→ DATA SHOWN:
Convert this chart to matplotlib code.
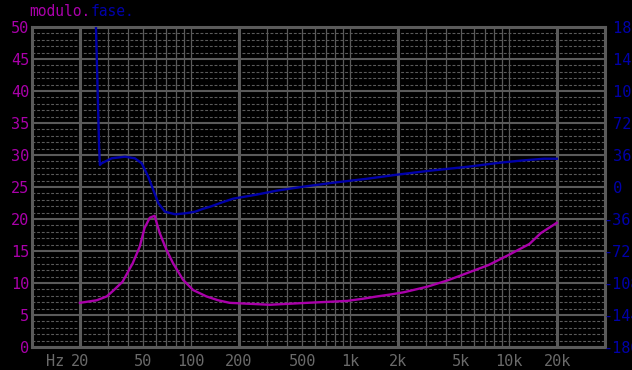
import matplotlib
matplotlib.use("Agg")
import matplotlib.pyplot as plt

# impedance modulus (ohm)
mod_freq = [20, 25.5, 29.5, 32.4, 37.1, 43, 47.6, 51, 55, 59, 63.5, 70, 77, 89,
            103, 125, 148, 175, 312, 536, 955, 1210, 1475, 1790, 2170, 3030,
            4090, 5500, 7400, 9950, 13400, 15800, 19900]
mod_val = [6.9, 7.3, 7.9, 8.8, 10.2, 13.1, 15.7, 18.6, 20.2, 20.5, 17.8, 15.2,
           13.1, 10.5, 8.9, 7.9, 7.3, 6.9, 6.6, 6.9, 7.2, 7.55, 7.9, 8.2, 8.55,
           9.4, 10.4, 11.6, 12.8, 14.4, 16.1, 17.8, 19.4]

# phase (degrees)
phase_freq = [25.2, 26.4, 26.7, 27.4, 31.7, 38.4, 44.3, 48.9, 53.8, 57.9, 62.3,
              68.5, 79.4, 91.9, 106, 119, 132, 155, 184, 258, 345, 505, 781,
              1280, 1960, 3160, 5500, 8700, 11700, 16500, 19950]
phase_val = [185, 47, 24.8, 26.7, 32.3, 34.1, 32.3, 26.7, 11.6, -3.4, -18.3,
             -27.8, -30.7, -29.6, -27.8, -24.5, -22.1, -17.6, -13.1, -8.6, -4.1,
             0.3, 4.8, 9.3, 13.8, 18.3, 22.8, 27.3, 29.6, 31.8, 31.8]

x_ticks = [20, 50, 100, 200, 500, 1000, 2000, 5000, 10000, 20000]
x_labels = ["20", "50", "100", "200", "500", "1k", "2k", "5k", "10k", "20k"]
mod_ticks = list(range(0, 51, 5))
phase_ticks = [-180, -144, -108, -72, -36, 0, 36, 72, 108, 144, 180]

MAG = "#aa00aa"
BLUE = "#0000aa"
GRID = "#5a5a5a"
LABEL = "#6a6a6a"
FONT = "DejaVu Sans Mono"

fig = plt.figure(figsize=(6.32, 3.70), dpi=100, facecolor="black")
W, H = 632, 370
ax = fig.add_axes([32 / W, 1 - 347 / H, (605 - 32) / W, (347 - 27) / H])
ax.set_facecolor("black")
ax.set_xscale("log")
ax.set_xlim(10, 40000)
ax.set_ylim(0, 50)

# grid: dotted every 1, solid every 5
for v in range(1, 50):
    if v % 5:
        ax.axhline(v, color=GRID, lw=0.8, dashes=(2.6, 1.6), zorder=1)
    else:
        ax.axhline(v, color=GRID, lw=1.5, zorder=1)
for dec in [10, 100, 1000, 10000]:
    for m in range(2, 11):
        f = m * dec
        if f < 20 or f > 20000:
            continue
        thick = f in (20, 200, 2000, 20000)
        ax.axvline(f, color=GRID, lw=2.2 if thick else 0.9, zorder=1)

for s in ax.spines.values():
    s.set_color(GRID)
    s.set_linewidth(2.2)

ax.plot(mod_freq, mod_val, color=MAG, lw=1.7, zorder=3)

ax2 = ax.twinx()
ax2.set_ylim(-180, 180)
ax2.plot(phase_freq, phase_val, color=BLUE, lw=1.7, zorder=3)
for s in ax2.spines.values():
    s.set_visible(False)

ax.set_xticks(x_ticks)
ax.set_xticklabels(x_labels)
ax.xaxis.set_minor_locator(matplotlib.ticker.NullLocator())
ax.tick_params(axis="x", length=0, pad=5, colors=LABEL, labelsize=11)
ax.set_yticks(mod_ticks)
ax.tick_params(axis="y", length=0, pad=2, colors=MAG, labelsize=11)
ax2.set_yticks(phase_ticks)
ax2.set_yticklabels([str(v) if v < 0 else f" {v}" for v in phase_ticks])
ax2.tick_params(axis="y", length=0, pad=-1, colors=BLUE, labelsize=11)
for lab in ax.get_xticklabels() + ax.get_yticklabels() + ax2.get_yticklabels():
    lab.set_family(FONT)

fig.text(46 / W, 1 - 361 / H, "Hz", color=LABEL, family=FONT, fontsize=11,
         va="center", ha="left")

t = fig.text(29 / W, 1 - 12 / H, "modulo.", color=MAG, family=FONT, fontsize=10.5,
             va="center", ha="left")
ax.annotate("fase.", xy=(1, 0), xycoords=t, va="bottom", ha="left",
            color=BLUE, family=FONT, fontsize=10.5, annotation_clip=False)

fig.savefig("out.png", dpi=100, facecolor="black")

→ TASK DIRECTIONS:
Copy nothing but the lines from the top of the data down to the line containing "import matplotlib.pyplot as plt", and leave the pictures out.

→ ANSWER BELOW:
Convert this chart to matplotlib code.
import matplotlib
matplotlib.use("Agg")
import matplotlib.pyplot as plt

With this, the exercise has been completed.